* **Instructions for the task**
Find how many lines in the material hold the word "chart", then state that number and nothing more.

* **Data excerpts**
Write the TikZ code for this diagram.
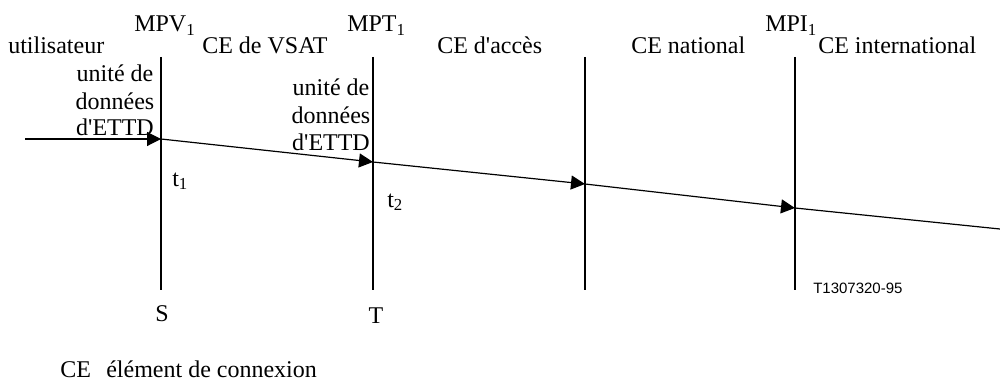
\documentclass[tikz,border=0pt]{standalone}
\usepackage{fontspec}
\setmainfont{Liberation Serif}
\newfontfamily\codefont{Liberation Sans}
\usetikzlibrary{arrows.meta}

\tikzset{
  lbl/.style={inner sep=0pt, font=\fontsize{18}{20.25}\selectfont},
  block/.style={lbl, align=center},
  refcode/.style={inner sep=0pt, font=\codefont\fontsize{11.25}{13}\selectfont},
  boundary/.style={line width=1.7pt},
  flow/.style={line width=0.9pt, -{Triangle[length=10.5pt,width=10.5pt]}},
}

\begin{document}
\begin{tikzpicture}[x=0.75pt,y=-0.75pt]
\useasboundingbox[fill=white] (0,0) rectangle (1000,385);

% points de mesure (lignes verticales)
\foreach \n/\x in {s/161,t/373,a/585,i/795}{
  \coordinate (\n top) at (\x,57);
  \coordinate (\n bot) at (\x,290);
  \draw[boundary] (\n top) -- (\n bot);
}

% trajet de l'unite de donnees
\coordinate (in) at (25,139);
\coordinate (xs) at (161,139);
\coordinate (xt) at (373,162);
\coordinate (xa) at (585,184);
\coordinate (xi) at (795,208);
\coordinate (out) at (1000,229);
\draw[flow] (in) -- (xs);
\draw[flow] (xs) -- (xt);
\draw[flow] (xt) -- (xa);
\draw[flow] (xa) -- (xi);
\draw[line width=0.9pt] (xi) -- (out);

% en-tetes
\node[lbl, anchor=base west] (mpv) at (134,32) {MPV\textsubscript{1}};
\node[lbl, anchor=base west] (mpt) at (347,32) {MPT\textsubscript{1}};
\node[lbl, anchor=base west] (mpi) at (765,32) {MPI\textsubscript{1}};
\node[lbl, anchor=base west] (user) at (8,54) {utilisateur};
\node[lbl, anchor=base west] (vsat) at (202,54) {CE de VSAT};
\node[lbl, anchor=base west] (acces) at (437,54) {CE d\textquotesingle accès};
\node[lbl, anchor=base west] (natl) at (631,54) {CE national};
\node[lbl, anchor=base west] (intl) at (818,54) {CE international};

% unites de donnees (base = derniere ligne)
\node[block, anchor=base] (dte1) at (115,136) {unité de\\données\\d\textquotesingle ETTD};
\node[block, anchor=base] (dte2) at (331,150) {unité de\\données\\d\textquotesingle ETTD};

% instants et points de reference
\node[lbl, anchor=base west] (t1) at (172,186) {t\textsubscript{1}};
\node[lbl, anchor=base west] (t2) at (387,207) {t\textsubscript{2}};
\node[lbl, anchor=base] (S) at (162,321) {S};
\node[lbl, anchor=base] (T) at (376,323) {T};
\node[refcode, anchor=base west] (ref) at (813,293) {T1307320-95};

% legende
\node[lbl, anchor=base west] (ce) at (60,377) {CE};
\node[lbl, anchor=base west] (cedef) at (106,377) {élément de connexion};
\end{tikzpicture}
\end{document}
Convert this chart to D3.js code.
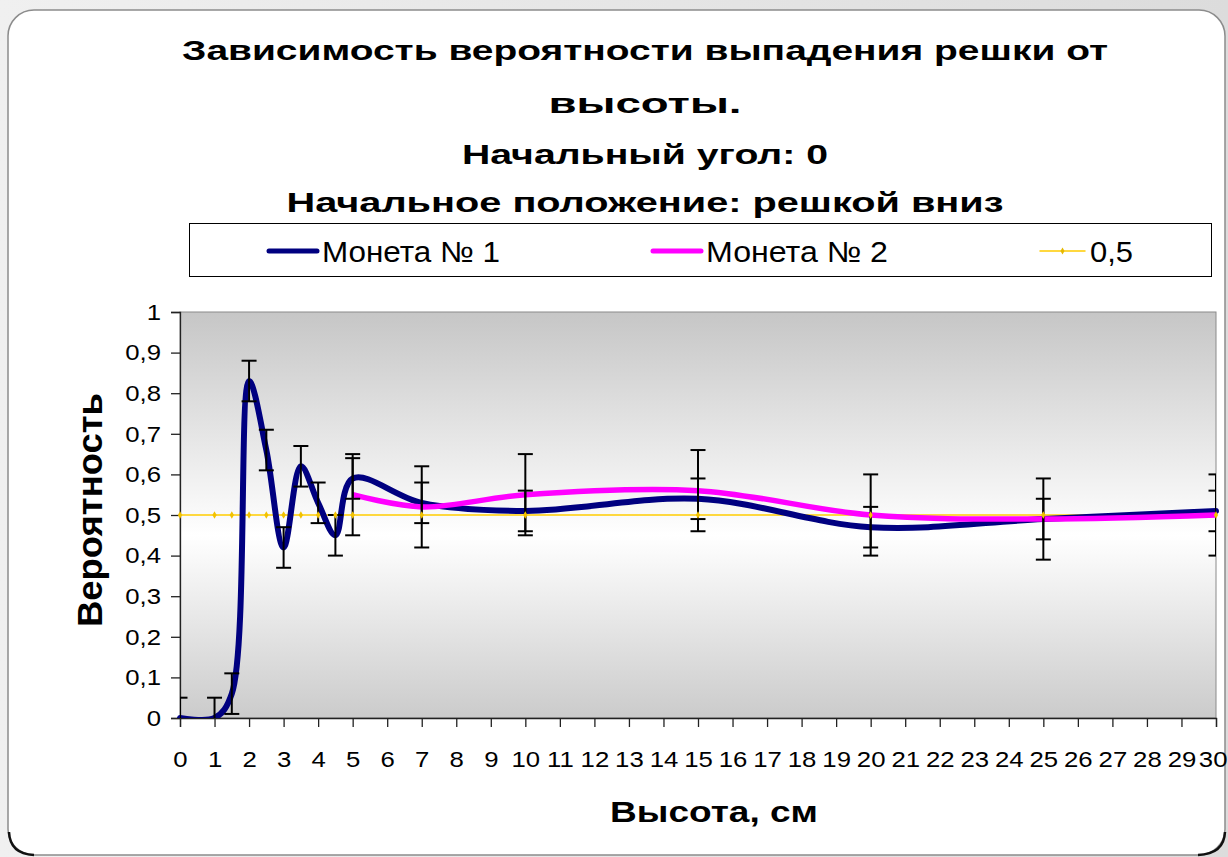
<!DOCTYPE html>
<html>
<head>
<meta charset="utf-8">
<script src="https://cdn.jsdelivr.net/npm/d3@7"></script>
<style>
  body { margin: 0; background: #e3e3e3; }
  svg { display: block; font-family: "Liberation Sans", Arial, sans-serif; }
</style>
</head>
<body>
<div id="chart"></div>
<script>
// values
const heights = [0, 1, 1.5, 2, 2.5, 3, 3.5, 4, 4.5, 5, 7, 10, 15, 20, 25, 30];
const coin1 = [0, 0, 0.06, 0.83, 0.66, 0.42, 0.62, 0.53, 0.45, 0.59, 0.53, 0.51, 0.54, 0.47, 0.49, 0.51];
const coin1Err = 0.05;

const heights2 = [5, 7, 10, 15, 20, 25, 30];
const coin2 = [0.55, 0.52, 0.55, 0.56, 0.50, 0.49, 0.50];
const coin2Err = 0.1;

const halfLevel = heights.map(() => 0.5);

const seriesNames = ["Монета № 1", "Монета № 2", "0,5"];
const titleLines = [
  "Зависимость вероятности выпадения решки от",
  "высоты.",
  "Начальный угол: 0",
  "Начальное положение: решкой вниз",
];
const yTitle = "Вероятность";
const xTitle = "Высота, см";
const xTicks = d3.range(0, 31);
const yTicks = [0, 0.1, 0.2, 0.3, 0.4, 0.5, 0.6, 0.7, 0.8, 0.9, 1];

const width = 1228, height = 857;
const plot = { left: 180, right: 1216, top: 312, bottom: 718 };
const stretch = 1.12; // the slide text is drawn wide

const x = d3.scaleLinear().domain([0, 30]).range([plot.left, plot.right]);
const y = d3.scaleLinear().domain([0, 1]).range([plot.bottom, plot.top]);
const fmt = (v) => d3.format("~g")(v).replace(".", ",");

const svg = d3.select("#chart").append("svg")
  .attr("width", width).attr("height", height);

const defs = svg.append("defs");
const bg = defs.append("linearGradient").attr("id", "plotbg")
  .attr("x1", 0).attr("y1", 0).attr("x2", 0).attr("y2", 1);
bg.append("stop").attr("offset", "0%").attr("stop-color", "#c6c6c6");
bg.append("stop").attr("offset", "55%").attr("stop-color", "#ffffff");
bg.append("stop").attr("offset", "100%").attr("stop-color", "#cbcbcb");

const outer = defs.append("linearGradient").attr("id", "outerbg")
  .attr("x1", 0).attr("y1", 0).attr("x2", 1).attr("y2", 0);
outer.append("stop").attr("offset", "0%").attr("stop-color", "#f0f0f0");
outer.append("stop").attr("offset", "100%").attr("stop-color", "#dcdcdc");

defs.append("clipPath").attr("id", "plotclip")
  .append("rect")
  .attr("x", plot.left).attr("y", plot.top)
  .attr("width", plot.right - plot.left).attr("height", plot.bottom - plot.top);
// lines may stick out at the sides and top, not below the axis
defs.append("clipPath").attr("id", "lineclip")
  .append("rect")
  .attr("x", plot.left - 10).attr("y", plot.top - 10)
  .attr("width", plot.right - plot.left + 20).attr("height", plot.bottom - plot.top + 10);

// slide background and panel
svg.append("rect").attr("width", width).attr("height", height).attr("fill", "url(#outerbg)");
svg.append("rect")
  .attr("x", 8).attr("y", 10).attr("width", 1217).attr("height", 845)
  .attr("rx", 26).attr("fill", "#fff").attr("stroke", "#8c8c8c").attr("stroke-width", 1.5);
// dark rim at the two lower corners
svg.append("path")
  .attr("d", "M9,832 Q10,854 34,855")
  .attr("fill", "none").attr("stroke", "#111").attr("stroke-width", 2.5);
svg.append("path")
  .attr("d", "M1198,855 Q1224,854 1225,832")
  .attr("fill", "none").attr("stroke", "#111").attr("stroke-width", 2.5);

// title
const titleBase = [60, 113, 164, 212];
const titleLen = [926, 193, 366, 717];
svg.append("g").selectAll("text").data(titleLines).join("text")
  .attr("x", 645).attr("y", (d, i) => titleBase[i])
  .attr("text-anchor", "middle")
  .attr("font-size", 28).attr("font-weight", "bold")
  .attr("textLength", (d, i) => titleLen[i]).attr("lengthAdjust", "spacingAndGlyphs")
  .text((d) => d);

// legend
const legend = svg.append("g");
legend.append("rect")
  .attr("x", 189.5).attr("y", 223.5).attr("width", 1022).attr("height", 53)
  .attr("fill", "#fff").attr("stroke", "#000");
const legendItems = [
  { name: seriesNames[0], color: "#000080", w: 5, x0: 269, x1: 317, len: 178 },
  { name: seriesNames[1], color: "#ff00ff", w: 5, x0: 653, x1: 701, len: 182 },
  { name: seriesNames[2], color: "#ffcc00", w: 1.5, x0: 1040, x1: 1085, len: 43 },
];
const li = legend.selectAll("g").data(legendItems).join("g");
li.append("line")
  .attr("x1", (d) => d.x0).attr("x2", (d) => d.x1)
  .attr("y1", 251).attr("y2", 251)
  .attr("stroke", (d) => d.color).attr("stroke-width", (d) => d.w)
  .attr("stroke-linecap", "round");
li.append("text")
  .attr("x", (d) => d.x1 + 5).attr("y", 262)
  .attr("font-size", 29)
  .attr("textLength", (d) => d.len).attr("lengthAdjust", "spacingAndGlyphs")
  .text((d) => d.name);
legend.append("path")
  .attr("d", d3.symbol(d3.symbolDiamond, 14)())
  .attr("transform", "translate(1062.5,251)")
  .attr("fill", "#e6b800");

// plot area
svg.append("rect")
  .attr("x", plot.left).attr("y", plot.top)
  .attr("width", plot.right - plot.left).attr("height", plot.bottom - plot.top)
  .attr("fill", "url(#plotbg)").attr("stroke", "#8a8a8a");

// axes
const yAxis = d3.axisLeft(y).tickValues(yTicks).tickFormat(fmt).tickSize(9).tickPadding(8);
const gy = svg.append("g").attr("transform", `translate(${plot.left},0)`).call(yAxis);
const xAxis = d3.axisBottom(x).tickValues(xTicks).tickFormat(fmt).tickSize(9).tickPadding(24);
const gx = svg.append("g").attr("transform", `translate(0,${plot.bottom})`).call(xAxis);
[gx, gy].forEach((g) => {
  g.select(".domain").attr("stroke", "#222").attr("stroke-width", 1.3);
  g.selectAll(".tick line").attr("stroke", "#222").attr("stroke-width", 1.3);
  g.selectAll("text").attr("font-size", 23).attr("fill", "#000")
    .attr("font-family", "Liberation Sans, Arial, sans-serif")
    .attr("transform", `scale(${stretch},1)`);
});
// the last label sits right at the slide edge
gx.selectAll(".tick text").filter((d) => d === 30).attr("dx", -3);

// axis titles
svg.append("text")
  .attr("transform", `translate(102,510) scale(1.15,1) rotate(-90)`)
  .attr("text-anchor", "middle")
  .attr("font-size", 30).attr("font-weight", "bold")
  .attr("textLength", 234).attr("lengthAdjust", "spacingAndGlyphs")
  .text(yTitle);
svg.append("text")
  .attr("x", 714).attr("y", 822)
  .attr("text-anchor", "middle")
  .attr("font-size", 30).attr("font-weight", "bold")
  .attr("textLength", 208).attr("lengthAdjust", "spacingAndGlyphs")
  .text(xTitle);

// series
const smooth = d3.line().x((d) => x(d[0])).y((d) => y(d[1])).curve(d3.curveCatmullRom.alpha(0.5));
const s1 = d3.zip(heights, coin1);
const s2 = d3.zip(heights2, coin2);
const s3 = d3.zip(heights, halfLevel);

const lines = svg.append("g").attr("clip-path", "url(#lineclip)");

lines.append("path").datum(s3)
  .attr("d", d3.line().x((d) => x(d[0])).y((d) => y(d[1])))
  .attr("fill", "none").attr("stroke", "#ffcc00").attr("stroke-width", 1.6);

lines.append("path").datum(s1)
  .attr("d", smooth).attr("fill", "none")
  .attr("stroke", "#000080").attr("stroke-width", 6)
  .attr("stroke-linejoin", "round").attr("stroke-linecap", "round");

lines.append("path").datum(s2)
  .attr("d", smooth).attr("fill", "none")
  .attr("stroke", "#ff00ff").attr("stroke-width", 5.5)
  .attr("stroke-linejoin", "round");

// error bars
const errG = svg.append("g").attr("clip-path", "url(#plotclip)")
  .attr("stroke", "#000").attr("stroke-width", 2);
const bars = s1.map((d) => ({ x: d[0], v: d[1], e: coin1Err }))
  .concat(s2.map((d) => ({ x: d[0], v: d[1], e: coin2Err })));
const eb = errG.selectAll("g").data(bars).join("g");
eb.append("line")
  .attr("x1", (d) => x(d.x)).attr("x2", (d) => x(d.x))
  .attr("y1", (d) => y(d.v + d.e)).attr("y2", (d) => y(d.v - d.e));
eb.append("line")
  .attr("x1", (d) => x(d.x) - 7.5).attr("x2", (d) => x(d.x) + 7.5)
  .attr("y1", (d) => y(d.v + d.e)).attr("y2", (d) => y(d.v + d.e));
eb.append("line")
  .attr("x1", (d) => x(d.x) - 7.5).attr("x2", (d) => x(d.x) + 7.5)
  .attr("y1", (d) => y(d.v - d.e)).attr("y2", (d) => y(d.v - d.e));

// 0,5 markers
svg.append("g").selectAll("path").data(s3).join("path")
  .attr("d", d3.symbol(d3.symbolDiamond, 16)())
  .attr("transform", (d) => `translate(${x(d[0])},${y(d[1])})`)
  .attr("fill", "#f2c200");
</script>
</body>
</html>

* **Result of the task**
3